Dataset records:
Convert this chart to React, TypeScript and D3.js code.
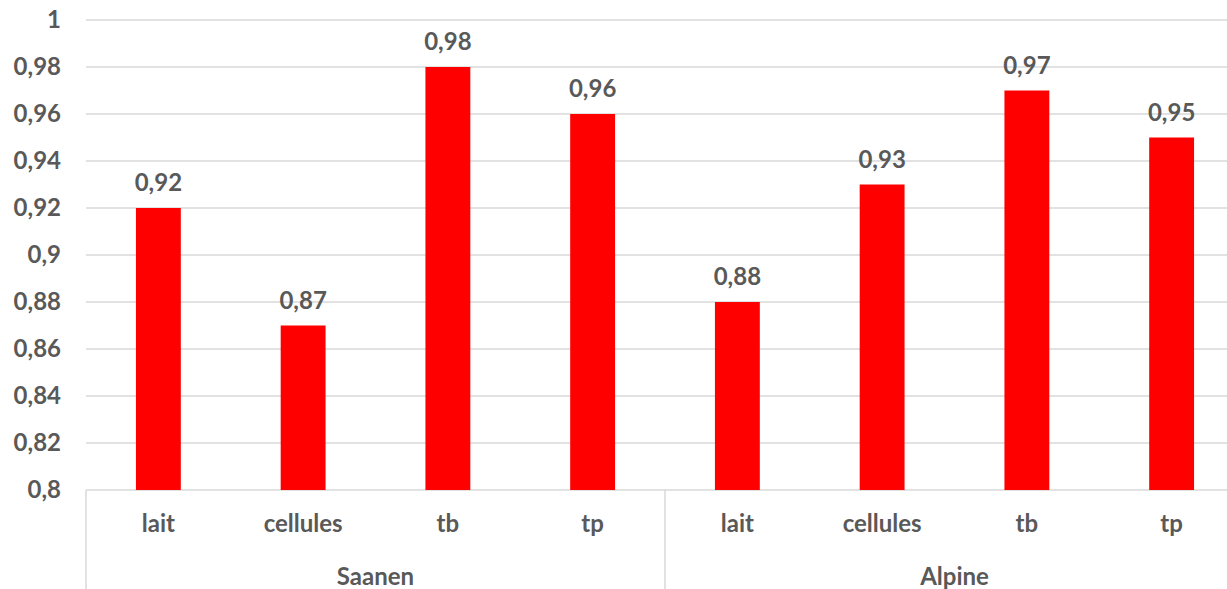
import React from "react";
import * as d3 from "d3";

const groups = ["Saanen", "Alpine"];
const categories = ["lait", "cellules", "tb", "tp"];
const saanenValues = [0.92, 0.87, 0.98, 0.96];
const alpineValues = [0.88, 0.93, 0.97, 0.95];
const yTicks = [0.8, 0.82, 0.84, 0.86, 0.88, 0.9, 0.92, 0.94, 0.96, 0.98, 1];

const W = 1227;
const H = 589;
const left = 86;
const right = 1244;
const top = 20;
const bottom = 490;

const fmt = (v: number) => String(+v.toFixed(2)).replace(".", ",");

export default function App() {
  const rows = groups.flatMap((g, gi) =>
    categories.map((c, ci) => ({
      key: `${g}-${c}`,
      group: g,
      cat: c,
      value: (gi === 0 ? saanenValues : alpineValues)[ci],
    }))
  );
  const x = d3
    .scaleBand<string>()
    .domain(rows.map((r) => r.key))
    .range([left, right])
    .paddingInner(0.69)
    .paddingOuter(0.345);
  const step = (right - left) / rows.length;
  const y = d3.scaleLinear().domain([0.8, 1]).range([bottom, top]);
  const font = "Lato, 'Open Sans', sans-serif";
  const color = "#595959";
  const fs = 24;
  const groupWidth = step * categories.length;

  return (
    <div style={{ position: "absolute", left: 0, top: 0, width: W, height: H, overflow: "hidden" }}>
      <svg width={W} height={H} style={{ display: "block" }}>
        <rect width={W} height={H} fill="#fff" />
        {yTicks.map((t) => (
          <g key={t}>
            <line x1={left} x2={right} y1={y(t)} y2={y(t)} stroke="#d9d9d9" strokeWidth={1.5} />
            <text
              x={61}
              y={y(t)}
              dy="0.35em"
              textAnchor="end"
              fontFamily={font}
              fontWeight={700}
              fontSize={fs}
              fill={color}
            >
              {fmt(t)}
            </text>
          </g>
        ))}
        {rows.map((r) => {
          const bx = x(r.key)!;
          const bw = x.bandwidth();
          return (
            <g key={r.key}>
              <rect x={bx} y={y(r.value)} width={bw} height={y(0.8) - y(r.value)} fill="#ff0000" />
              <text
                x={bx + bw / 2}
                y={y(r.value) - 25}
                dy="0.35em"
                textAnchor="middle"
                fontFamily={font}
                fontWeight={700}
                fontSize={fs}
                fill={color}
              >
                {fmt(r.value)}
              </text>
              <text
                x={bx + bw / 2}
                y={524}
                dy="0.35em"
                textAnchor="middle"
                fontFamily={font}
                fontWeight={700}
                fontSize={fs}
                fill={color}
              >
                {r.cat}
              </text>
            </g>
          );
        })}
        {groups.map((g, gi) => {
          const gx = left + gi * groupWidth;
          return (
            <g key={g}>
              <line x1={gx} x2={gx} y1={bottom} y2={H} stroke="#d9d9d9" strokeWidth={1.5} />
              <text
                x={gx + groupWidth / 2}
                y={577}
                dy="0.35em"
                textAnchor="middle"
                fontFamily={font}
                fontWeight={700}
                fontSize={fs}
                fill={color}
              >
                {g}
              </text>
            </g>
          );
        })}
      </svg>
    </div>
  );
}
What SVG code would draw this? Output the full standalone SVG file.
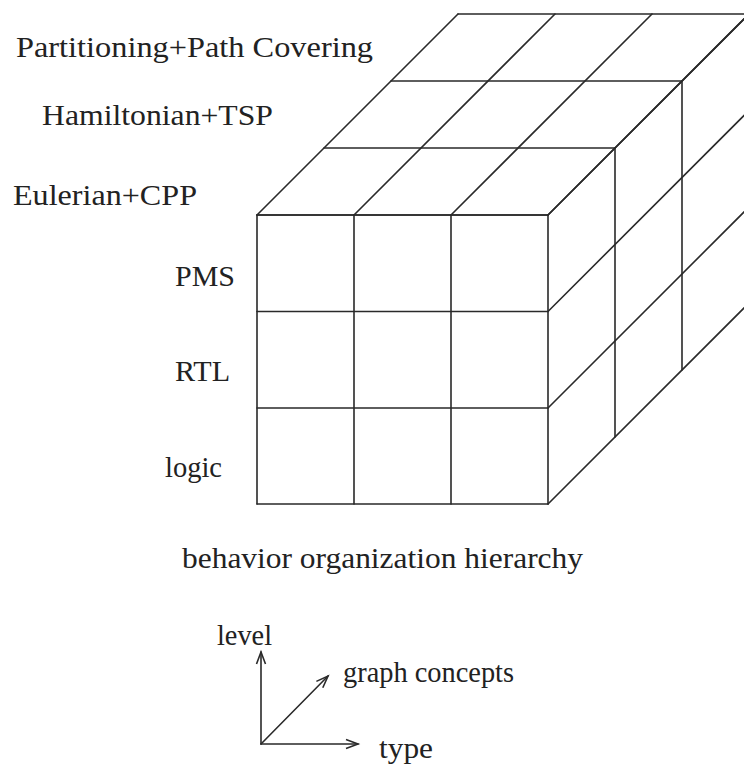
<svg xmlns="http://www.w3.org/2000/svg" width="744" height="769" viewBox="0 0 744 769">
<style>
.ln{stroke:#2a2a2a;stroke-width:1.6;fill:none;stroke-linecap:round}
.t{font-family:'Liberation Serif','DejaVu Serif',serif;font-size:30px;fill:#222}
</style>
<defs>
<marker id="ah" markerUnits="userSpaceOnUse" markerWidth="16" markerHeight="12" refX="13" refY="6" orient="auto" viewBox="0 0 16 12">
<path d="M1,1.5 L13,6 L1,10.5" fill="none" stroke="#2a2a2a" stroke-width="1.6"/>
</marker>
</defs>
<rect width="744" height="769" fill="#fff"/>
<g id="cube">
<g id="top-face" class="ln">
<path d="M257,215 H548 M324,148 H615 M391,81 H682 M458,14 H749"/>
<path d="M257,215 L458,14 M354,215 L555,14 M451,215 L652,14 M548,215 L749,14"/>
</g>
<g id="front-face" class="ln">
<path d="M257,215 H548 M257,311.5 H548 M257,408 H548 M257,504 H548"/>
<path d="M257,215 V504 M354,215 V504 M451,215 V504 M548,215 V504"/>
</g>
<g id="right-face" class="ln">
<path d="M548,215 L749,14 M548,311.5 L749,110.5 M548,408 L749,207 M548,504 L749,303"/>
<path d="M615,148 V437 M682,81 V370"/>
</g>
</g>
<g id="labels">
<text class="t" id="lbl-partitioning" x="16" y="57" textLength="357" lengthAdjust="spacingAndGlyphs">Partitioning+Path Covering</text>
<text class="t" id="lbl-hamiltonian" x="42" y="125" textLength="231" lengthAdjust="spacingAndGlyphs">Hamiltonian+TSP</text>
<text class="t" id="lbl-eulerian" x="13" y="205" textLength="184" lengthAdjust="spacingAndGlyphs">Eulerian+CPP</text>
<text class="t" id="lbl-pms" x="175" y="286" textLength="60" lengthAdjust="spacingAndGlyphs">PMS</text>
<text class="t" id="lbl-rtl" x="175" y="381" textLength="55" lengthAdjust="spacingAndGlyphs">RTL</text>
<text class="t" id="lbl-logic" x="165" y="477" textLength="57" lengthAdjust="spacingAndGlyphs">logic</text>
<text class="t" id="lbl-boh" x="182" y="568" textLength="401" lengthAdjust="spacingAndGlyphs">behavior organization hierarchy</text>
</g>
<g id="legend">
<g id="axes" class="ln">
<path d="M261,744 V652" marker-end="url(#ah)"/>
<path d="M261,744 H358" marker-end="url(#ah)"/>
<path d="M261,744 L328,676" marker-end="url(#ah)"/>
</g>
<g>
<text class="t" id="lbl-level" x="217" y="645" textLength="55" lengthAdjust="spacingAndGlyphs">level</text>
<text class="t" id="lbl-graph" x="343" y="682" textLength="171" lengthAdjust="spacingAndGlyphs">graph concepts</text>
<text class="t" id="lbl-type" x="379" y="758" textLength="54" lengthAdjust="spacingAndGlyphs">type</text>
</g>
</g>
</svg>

Problem to work on:
Output a single number: how many lines contain the word "React".

Task result:
2